By Destiny Kibalama, CSP, Nonprofit HR

Recently, I was forced to have a personal style conversation with a new graduate. The how-to-dress-for-an-interview 101 began after she tried to explain to me that even though she had a business professional suit, she preferred to wear green shoes, mismatched pants and blouse, and a semi-jacket to our meeting because she wanted to express her style and individuality.

Our discussion took me back to my college days when I wore whatever I wanted and exercised a greater freedom of expression. As long as I could explain and justify my attire, I could get away with it. I left college with 40 t-shirts and 20 sweatpants.

So there is a part of me that understood my candidate’s need to stand out and express herself. However, when you are trying to get a job there are parameters. You may like to have orange spiky hair but that is not the image an employer wants to see the first time they meet you. For all those who are looking to stand out, go for it! Just do it after hours and don’t do it during your first meeting with a prospective employer. As a recruiter, I remember all the sharp looking people I have interviewed. That being said, I also remember the horribly dressed people. People I might rarely place with my clients.

Are interviews a way to show your style and individuality? I am not sure yet but if I had to advise someone, I would tell them to take the conservative route. I doubt that most employers will turn you away for looking too professional and if that is the reason they turn you away it might not be a bad thing.

Employers will turn people away for appearing unprofessional. I say appearing because in that moment your attire is the first thing they are analyzing. If you are a superstar, you might be able to have them overlook the wrinkled tie or skirt or the stain on your pants. But why would you want to put yourself in that situation anyway?
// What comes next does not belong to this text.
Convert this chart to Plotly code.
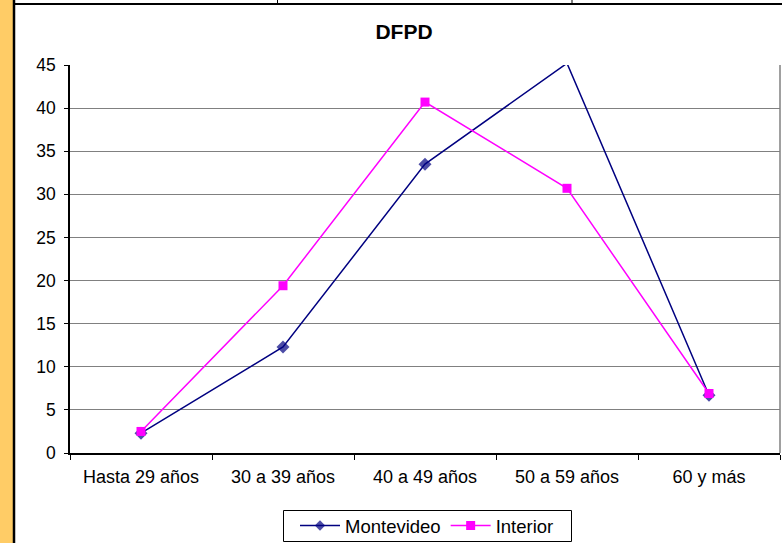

Why risk it?

With the current job market being so competitive, candidates are competing against a lot of other job searchers and yet I still see people who choose to dress out of the norm for the workplace. You can’t say you are giving your job search 100 percent if show up to an interview with uncombed hair. Your resume, attire and attitude need to be perfect for you to have a chance to get a job.

That being said, I think you might be able to have fun in some industries or not bother at all in others but unless you know for sure, please don’t go overboard trying to be unique! Get the job first. Being employed gives you a great ability to truly express yourself.

By the way, now – a few years after college – I think I own two pairs of sweatpants and hardly any t-shirts and somehow I am okay with that.